:: Task description ::
Leave out every picture, then transcribe the rest of the listing exactly.

:: Data extract ::
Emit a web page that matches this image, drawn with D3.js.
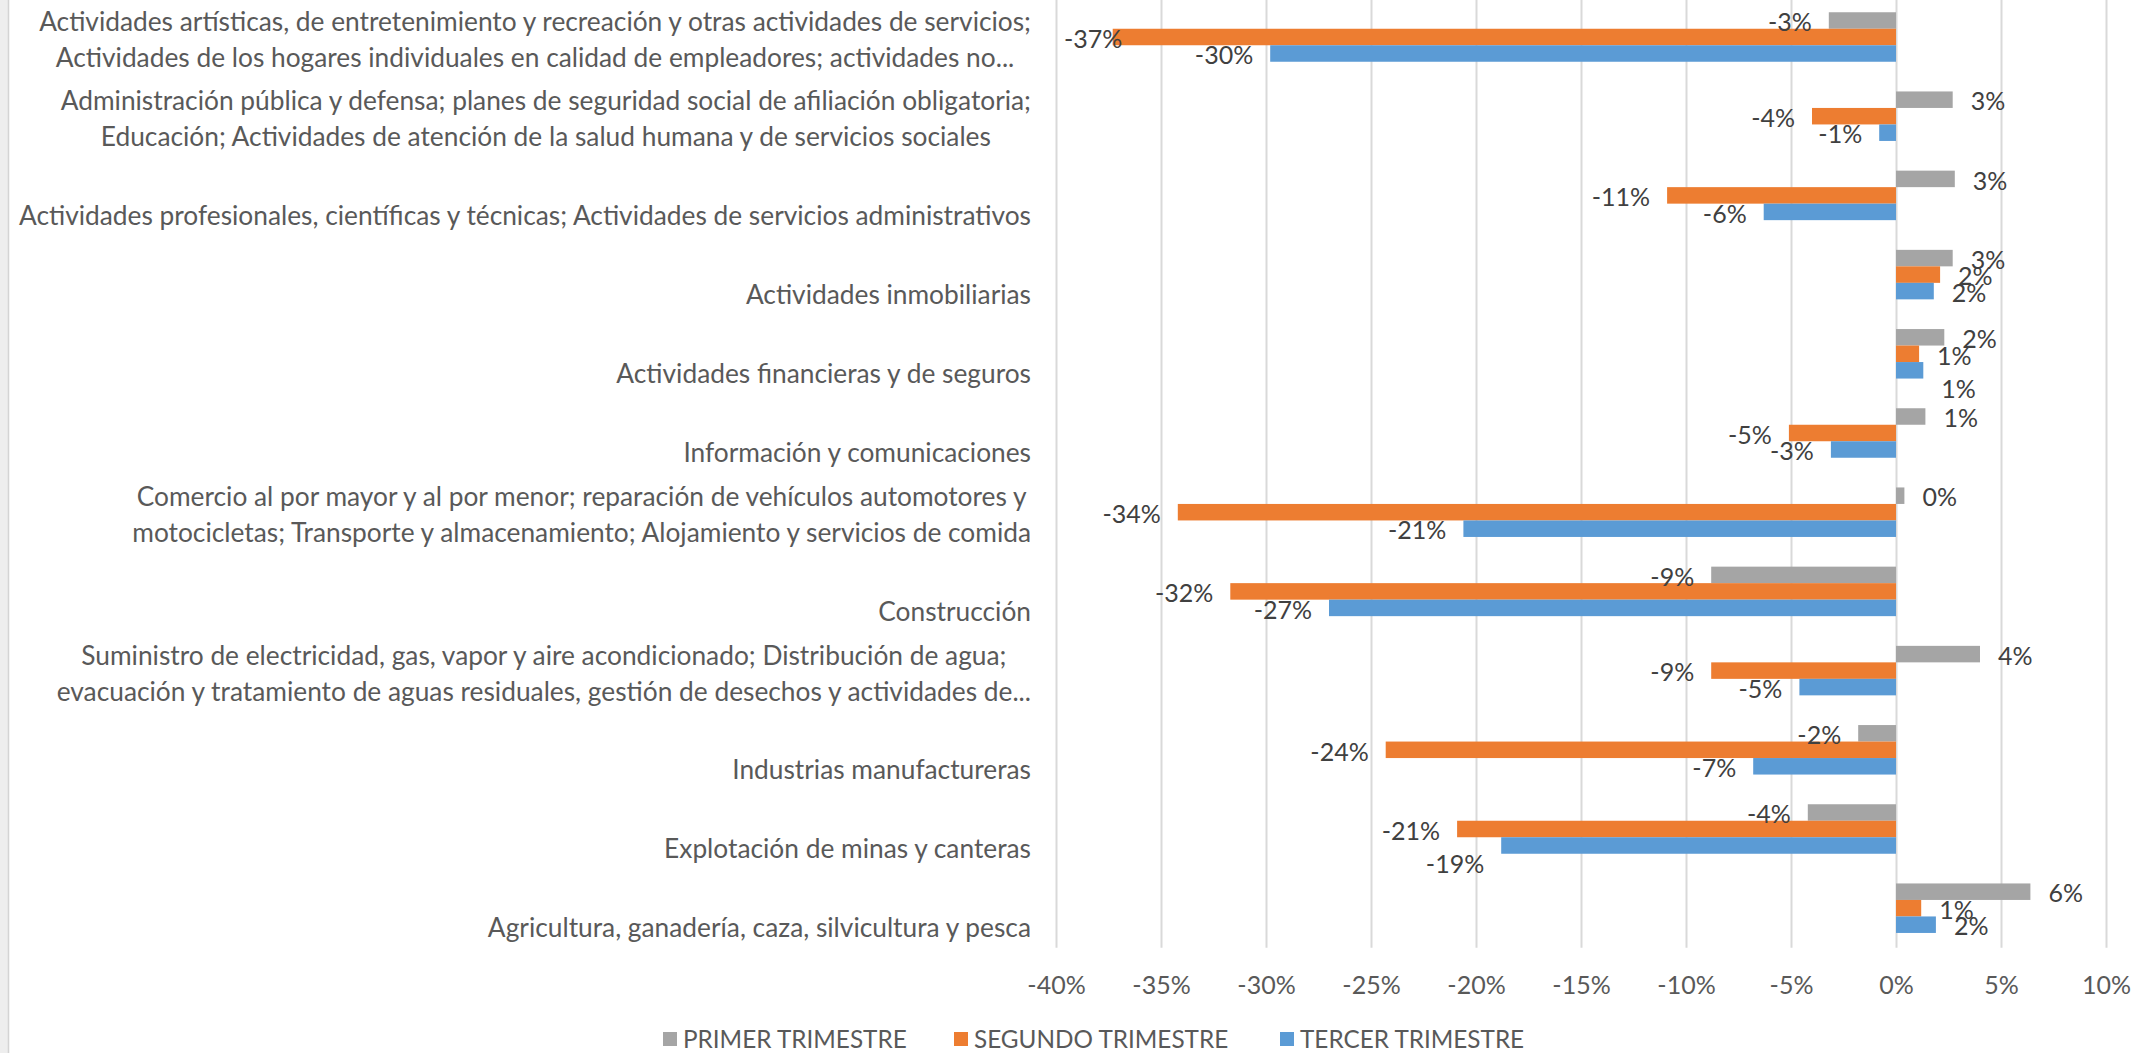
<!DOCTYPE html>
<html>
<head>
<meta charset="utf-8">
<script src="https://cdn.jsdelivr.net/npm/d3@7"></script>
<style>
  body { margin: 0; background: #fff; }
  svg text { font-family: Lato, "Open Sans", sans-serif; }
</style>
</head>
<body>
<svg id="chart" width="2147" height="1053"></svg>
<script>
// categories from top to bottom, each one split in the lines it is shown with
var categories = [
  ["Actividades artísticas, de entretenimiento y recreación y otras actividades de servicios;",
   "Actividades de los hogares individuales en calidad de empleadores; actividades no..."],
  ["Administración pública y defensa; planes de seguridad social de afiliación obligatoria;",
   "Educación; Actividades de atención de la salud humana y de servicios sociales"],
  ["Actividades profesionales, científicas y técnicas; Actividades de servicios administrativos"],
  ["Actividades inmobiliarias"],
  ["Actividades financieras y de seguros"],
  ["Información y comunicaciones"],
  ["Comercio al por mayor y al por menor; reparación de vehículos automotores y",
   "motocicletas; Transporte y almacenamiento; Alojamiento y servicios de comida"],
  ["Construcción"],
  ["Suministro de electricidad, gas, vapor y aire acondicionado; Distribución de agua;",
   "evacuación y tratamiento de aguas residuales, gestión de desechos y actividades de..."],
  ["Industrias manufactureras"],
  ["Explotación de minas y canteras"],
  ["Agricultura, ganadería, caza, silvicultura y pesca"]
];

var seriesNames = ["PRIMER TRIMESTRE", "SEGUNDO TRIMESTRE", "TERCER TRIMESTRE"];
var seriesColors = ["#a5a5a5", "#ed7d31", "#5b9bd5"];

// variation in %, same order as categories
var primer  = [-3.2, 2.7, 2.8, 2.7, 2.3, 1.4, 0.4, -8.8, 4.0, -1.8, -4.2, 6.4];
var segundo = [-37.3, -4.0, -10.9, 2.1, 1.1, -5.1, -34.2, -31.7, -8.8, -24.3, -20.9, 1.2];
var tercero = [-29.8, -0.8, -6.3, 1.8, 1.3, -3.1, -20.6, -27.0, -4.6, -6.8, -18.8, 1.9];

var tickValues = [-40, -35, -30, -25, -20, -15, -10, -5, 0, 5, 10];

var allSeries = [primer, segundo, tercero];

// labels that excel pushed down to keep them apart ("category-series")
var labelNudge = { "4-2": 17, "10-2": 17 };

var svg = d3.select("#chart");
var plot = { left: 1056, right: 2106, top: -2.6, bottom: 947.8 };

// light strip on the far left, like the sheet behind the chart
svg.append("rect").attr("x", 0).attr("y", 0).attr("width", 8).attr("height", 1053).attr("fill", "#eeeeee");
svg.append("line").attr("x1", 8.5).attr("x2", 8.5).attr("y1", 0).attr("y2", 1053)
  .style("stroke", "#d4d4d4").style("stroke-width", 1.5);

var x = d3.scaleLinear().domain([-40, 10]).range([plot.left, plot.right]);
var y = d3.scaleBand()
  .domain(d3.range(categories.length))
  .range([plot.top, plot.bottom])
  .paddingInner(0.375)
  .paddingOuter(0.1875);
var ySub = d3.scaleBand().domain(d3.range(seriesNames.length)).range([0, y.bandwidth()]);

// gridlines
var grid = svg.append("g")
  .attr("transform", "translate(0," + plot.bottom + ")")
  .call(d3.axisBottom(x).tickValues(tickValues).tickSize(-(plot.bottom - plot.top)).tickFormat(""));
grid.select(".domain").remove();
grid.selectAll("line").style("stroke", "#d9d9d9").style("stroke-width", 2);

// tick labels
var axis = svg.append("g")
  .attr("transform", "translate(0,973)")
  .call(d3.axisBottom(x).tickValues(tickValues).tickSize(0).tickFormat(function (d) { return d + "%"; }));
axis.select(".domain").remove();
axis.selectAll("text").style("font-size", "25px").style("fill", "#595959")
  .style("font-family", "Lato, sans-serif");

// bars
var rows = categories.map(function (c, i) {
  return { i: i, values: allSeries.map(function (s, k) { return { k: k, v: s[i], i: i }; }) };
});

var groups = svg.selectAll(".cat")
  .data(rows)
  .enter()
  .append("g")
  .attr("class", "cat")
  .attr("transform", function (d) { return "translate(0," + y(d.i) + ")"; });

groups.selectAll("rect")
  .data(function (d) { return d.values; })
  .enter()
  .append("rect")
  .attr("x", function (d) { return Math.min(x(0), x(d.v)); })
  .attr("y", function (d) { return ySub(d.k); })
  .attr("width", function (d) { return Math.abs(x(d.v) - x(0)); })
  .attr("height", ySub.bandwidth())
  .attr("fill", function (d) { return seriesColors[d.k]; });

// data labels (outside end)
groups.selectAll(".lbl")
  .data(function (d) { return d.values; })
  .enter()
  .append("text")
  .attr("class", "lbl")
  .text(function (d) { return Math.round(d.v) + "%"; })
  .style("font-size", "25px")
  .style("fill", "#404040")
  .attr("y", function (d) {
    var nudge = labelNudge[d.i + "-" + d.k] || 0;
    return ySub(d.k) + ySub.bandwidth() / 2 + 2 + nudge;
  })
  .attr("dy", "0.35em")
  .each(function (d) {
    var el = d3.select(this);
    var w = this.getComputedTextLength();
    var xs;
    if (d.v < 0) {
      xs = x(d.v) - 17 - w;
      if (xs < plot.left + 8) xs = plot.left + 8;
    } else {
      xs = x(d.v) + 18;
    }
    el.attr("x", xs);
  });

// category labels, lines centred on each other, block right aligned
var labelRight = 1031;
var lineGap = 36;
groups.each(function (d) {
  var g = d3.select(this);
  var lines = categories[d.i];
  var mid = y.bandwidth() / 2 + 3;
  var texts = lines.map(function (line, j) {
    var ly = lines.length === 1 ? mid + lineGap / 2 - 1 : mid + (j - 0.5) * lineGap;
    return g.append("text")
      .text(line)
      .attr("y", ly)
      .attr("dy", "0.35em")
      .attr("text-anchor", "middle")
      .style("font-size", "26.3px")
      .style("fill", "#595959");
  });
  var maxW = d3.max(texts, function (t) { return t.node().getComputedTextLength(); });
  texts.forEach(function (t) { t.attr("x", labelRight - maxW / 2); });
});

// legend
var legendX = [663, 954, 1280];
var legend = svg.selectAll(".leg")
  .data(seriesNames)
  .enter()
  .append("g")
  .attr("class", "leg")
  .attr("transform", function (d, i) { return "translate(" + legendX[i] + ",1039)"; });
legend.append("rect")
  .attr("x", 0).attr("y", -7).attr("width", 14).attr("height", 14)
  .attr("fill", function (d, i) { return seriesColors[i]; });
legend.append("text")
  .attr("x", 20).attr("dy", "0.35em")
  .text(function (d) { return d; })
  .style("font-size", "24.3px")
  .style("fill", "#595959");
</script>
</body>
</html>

:: Correct response ::
Emit a web page that matches this image, drawn with D3.js.
<!DOCTYPE html>
<html>
<head>
<meta charset="utf-8">
<script src="https://cdn.jsdelivr.net/npm/d3@7"></script>
<style>
  body { margin: 0; background: #fff; }
  svg text { font-family: Lato, "Open Sans", sans-serif; }
</style>
</head>
<body>
<svg id="chart" width="2147" height="1053"></svg>
<script>
// categories from top to bottom, each one split in the lines it is shown with
var categories = [
  ["Actividades artísticas, de entretenimiento y recreación y otras actividades de servicios;",
   "Actividades de los hogares individuales en calidad de empleadores; actividades no..."],
  ["Administración pública y defensa; planes de seguridad social de afiliación obligatoria;",
   "Educación; Actividades de atención de la salud humana y de servicios sociales"],
  ["Actividades profesionales, científicas y técnicas; Actividades de servicios administrativos"],
  ["Actividades inmobiliarias"],
  ["Actividades financieras y de seguros"],
  ["Información y comunicaciones"],
  ["Comercio al por mayor y al por menor; reparación de vehículos automotores y",
   "motocicletas; Transporte y almacenamiento; Alojamiento y servicios de comida"],
  ["Construcción"],
  ["Suministro de electricidad, gas, vapor y aire acondicionado; Distribución de agua;",
   "evacuación y tratamiento de aguas residuales, gestión de desechos y actividades de..."],
  ["Industrias manufactureras"],
  ["Explotación de minas y canteras"],
  ["Agricultura, ganadería, caza, silvicultura y pesca"]
];

var seriesNames = ["PRIMER TRIMESTRE", "SEGUNDO TRIMESTRE", "TERCER TRIMESTRE"];
var seriesColors = ["#a5a5a5", "#ed7d31", "#5b9bd5"];

// variation in %, same order as categories
var primer  = [-3.2, 2.7, 2.8, 2.7, 2.3, 1.4, 0.4, -8.8, 4.0, -1.8, -4.2, 6.4];
var segundo = [-37.3, -4.0, -10.9, 2.1, 1.1, -5.1, -34.2, -31.7, -8.8, -24.3, -20.9, 1.2];
var tercero = [-29.8, -0.8, -6.3, 1.8, 1.3, -3.1, -20.6, -27.0, -4.6, -6.8, -18.8, 1.9];

var tickValues = [-40, -35, -30, -25, -20, -15, -10, -5, 0, 5, 10];

var allSeries = [primer, segundo, tercero];

// labels that excel pushed down to keep them apart ("category-series")
var labelNudge = { "4-2": 17, "10-2": 17 };

var svg = d3.select("#chart");
var plot = { left: 1056, right: 2106, top: -2.6, bottom: 947.8 };

// light strip on the far left, like the sheet behind the chart
svg.append("rect").attr("x", 0).attr("y", 0).attr("width", 8).attr("height", 1053).attr("fill", "#eeeeee");
svg.append("line").attr("x1", 8.5).attr("x2", 8.5).attr("y1", 0).attr("y2", 1053)
  .style("stroke", "#d4d4d4").style("stroke-width", 1.5);

var x = d3.scaleLinear().domain([-40, 10]).range([plot.left, plot.right]);
var y = d3.scaleBand()
  .domain(d3.range(categories.length))
  .range([plot.top, plot.bottom])
  .paddingInner(0.375)
  .paddingOuter(0.1875);
var ySub = d3.scaleBand().domain(d3.range(seriesNames.length)).range([0, y.bandwidth()]);

// gridlines
var grid = svg.append("g")
  .attr("transform", "translate(0," + plot.bottom + ")")
  .call(d3.axisBottom(x).tickValues(tickValues).tickSize(-(plot.bottom - plot.top)).tickFormat(""));
grid.select(".domain").remove();
grid.selectAll("line").style("stroke", "#d9d9d9").style("stroke-width", 2);

// tick labels
var axis = svg.append("g")
  .attr("transform", "translate(0,973)")
  .call(d3.axisBottom(x).tickValues(tickValues).tickSize(0).tickFormat(function (d) { return d + "%"; }));
axis.select(".domain").remove();
axis.selectAll("text").style("font-size", "25px").style("fill", "#595959")
  .style("font-family", "Lato, sans-serif");

// bars
var rows = categories.map(function (c, i) {
  return { i: i, values: allSeries.map(function (s, k) { return { k: k, v: s[i], i: i }; }) };
});

var groups = svg.selectAll(".cat")
  .data(rows)
  .enter()
  .append("g")
  .attr("class", "cat")
  .attr("transform", function (d) { return "translate(0," + y(d.i) + ")"; });

groups.selectAll("rect")
  .data(function (d) { return d.values; })
  .enter()
  .append("rect")
  .attr("x", function (d) { return Math.min(x(0), x(d.v)); })
  .attr("y", function (d) { return ySub(d.k); })
  .attr("width", function (d) { return Math.abs(x(d.v) - x(0)); })
  .attr("height", ySub.bandwidth())
  .attr("fill", function (d) { return seriesColors[d.k]; });

// data labels (outside end)
groups.selectAll(".lbl")
  .data(function (d) { return d.values; })
  .enter()
  .append("text")
  .attr("class", "lbl")
  .text(function (d) { return Math.round(d.v) + "%"; })
  .style("font-size", "25px")
  .style("fill", "#404040")
  .attr("y", function (d) {
    var nudge = labelNudge[d.i + "-" + d.k] || 0;
    return ySub(d.k) + ySub.bandwidth() / 2 + 2 + nudge;
  })
  .attr("dy", "0.35em")
  .each(function (d) {
    var el = d3.select(this);
    var w = this.getComputedTextLength();
    var xs;
    if (d.v < 0) {
      xs = x(d.v) - 17 - w;
      if (xs < plot.left + 8) xs = plot.left + 8;
    } else {
      xs = x(d.v) + 18;
    }
    el.attr("x", xs);
  });

// category labels, lines centred on each other, block right aligned
var labelRight = 1031;
var lineGap = 36;
groups.each(function (d) {
  var g = d3.select(this);
  var lines = categories[d.i];
  var mid = y.bandwidth() / 2 + 3;
  var texts = lines.map(function (line, j) {
    var ly = lines.length === 1 ? mid + lineGap / 2 - 1 : mid + (j - 0.5) * lineGap;
    return g.append("text")
      .text(line)
      .attr("y", ly)
      .attr("dy", "0.35em")
      .attr("text-anchor", "middle")
      .style("font-size", "26.3px")
      .style("fill", "#595959");
  });
  var maxW = d3.max(texts, function (t) { return t.node().getComputedTextLength(); });
  texts.forEach(function (t) { t.attr("x", labelRight - maxW / 2); });
});

// legend
var legendX = [663, 954, 1280];
var legend = svg.selectAll(".leg")
  .data(seriesNames)
  .enter()
  .append("g")
  .attr("class", "leg")
  .attr("transform", function (d, i) { return "translate(" + legendX[i] + ",1039)"; });
legend.append("rect")
  .attr("x", 0).attr("y", -7).attr("width", 14).attr("height", 14)
  .attr("fill", function (d, i) { return seriesColors[i]; });
legend.append("text")
  .attr("x", 20).attr("dy", "0.35em")
  .text(function (d) { return d; })
  .style("font-size", "24.3px")
  .style("fill", "#595959");
</script>
</body>
</html>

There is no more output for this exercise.